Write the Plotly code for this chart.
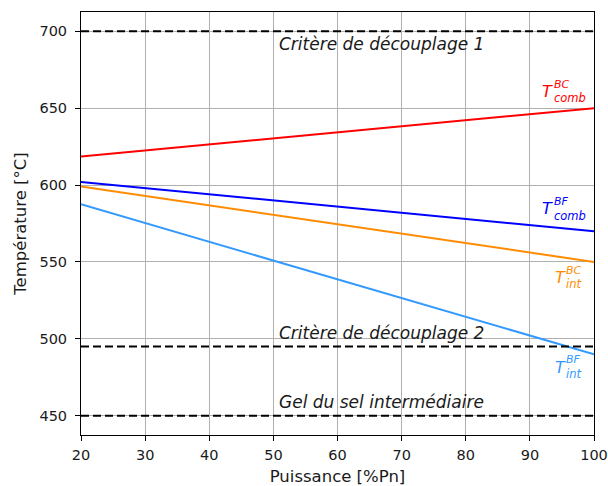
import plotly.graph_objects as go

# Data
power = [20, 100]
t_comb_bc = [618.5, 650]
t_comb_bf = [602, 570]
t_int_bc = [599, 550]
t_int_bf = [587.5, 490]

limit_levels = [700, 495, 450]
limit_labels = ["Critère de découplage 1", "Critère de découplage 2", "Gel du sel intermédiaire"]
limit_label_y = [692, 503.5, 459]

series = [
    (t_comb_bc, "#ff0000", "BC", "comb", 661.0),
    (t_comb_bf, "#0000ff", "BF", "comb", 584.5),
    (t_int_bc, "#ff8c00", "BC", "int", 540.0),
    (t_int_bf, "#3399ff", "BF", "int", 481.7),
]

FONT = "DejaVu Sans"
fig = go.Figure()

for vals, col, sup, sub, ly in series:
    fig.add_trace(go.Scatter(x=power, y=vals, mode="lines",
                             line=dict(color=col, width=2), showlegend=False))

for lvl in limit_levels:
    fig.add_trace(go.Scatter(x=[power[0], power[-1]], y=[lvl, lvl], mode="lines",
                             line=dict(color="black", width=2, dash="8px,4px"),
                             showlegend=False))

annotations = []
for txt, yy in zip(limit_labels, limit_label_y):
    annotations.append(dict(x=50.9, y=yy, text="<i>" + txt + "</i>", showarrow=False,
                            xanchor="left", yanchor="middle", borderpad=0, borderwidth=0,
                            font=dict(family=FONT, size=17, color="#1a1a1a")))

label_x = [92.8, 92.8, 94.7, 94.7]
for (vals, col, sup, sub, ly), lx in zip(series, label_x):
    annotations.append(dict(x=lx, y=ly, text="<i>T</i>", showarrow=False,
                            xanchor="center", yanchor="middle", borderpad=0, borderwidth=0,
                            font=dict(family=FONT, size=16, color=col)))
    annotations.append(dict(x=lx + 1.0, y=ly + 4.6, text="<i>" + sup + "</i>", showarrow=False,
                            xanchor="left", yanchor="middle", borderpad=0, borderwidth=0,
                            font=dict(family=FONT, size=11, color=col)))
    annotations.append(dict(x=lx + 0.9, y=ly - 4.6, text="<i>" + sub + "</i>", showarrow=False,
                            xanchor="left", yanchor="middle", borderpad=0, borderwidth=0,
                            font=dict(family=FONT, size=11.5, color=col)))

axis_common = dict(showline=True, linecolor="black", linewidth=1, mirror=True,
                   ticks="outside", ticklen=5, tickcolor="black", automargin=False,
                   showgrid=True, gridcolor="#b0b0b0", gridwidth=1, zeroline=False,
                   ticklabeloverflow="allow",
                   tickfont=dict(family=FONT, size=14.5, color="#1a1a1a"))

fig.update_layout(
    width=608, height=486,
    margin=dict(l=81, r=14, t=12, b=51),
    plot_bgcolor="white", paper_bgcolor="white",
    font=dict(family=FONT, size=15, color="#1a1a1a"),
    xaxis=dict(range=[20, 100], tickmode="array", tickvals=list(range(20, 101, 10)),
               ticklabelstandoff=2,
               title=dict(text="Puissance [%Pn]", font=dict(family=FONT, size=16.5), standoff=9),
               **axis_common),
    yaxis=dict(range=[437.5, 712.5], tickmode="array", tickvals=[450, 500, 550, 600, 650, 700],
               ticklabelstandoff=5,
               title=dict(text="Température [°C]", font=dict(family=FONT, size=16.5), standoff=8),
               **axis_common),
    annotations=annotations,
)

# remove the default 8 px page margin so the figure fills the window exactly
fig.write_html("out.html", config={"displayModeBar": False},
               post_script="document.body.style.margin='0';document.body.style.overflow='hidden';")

====

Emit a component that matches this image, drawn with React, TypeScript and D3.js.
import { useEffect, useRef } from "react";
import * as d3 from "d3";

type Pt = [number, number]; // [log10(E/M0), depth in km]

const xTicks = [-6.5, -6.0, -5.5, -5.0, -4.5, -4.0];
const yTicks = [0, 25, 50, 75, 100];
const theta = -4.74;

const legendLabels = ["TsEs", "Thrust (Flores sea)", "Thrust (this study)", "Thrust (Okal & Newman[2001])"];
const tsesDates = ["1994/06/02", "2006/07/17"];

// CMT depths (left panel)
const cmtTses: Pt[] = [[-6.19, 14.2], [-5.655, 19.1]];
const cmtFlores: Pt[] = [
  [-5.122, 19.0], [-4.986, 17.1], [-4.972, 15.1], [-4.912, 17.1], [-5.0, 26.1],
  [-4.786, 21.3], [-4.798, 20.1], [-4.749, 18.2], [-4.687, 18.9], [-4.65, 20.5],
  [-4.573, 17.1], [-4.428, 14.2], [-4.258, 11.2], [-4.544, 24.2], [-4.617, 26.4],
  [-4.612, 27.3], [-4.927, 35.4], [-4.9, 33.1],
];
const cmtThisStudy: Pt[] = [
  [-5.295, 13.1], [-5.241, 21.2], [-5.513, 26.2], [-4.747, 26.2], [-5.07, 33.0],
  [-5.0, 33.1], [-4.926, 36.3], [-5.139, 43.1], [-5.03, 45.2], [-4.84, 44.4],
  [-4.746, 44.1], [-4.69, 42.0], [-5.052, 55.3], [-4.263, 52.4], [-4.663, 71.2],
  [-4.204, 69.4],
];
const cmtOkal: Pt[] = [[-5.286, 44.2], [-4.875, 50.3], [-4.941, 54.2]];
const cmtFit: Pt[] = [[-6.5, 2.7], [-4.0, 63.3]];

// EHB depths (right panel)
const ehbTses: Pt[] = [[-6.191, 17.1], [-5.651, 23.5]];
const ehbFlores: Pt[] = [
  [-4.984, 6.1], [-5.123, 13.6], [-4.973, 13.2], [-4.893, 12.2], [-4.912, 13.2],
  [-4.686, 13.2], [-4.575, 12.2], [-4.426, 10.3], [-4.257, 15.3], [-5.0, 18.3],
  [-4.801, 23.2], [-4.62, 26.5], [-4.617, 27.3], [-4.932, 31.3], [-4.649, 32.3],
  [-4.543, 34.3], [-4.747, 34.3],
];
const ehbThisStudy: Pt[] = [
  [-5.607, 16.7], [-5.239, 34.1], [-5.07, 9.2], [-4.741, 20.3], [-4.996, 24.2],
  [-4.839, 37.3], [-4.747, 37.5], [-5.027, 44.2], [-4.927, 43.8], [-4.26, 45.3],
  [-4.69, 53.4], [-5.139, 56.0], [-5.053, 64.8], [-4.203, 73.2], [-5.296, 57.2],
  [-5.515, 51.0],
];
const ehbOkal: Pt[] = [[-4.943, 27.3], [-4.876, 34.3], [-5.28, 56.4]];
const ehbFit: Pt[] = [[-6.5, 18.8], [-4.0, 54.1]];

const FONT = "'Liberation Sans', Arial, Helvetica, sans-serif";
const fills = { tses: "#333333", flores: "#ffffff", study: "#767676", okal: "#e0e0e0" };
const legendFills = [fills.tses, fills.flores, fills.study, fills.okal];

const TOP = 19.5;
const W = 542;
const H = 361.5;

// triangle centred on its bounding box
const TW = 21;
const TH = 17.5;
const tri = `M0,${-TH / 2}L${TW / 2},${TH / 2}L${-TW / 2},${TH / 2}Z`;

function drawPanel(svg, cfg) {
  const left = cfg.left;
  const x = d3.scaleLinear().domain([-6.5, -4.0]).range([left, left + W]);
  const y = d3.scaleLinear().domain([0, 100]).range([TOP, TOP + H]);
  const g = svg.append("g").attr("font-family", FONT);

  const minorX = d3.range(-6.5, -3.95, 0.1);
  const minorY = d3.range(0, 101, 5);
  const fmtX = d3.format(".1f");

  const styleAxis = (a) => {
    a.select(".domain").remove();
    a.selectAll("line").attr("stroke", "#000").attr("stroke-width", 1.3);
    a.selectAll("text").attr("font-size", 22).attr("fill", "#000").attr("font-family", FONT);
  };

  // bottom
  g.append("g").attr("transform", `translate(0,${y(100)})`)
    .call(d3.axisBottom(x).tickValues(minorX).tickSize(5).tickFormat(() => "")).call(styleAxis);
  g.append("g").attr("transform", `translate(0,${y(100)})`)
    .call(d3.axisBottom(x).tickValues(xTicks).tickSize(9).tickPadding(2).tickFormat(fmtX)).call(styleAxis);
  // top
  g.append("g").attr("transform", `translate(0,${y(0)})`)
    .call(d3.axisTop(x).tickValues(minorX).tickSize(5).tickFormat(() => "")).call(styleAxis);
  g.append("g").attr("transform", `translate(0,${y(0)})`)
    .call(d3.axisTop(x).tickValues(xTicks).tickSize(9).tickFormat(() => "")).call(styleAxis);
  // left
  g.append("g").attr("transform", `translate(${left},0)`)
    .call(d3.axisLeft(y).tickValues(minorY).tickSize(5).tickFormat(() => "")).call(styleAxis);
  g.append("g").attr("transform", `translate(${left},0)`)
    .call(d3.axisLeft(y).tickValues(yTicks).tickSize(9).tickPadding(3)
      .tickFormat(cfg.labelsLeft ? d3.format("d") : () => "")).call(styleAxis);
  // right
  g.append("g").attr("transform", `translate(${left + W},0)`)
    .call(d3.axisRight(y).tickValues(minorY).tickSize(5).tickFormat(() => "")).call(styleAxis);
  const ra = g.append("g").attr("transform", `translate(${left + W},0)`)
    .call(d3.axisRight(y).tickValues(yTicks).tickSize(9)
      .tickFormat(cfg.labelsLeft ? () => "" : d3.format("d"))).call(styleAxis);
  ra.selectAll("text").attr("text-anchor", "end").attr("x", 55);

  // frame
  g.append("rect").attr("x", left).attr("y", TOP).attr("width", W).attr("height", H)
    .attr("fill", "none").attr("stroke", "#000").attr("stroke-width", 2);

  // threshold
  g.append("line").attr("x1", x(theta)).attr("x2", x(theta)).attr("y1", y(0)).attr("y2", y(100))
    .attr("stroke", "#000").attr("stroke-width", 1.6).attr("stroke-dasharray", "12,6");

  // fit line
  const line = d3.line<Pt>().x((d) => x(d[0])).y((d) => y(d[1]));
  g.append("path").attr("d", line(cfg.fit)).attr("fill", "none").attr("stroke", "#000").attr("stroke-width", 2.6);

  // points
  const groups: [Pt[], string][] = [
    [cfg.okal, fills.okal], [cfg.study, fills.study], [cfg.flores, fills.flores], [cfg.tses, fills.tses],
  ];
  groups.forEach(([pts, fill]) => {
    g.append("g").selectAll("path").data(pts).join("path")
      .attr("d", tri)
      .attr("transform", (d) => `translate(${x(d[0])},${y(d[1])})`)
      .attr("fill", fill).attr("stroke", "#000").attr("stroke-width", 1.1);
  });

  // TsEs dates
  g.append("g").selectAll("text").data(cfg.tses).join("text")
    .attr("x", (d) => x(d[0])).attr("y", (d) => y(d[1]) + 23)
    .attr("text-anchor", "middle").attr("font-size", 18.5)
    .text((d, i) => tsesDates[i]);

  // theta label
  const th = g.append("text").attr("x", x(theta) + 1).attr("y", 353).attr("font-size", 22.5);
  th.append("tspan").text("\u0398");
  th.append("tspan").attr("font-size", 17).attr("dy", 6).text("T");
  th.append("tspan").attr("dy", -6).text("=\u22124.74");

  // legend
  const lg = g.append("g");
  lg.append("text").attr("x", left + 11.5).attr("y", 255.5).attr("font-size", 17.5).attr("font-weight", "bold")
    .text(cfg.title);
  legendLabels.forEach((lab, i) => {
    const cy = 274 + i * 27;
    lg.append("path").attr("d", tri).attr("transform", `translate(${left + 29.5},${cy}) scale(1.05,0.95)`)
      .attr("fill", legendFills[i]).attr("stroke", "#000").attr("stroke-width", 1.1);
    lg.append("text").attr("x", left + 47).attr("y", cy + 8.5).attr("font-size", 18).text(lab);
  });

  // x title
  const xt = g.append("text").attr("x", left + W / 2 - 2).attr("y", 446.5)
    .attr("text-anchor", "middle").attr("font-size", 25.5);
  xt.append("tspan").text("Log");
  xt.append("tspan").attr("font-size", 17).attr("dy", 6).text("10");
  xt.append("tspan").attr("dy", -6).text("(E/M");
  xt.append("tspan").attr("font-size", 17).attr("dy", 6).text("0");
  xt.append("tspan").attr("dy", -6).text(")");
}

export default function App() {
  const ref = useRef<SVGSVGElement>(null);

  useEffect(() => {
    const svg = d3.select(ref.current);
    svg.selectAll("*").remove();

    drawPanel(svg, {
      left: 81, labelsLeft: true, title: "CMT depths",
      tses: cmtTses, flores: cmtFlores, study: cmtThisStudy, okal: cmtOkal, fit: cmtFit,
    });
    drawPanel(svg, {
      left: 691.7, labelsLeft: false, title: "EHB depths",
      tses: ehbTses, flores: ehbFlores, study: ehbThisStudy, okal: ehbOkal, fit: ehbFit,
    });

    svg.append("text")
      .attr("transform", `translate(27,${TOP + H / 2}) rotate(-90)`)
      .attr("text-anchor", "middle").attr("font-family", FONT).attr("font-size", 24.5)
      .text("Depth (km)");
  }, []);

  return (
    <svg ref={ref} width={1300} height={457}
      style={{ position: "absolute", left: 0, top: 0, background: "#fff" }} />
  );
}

====

> [EXERCISE TASK] Extract from the records above the lines from the one containing "Emit a component" to the one containing "type Pt = [number, number];", both lines included, exactly as they appear and with nothing else.

> [SOLUTION BELOW]
Emit a component that matches this image, drawn with React, TypeScript and D3.js.
import { useEffect, useRef } from "react";
import * as d3 from "d3";

type Pt = [number, number]; // [log10(E/M0), depth in km]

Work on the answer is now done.